Segundo nota técnica do Instituto de Pesquisa Ambiental da Amazônia (IPAM) de agosto de 2019, o incremento das queimadas na Amazônia segue o rastro do desmatamento. O documento reporta que “de 1º de janeiro a 14 de agosto, 32.728 focos foram registrados pelo Instituto Nacional de Pesquisas Espaciais (INPE) no bioma. Uma das hipóteses para explicar a alta em 2019 seria uma estiagem intensa, como a registrada em 2016. Mas ela não se confirmou: apesar da seca, há mais umidade na Amazônia hoje do que havia nos últimos três anos. Se a seca não explica as queimadas atuais, a retomada da derrubada da floresta faz isso. O fogo é normalmente usado para limpar o terreno depois do desmatamento, e a relação entre os dois fatores é positiva em uma análise entre os focos de calor e o registro de derrubada feito pelo Sistema de Alertas de Desmatamento (SAD)”.
Na atual conjuntura, impossível não haver uma ponderação que considere as tendências de nosso comportamento histórico algo irreversível. Que a destruição do patrimônio natural brasileiro, incluindo a Amazônia, é uma meta a ser cumprida dentro de um amplo processo de corrupção. Sua consecução representa tão somente uma questão de tempo. E que a visão medíocre que envolve atividades econômicas de alto impacto ambiental é a grande vencedora na queda de braço para direcionar o modelo de desenvolvimento que o Brasil elege como seu melhor caminho.
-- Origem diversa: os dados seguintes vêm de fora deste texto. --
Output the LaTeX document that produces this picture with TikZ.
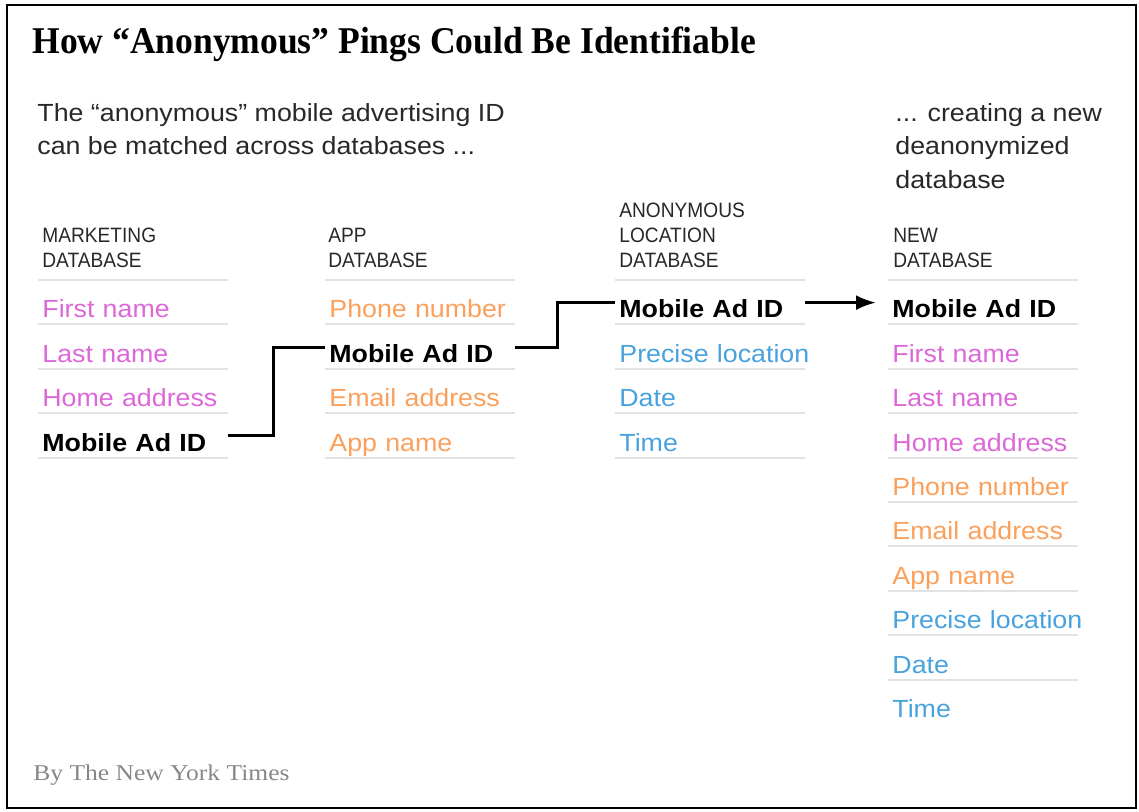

Cabe avaliar o que a sociedade está fazendo para que essas premissas não sejam efetivadas por completo em futuro muito próximo. Um deplorável tiro no pé que atinge não apenas a sociedade em geral. Preponderantemente perderão os grandes negócios que, com base na expectativa açodada de crescimento além dos limites e a qualquer custo, sofrerão as consequências de uma economia global com tendências cada vez menos direcionadas à visão ambiciosa e inconsequente com a qual convivemos por aqui. Toda essa agenda de degradação, em busca do lucro no curto prazo, em breve irá também proporcionar a comemoração do dia que ainda havia água no sudeste e sul do Brasil.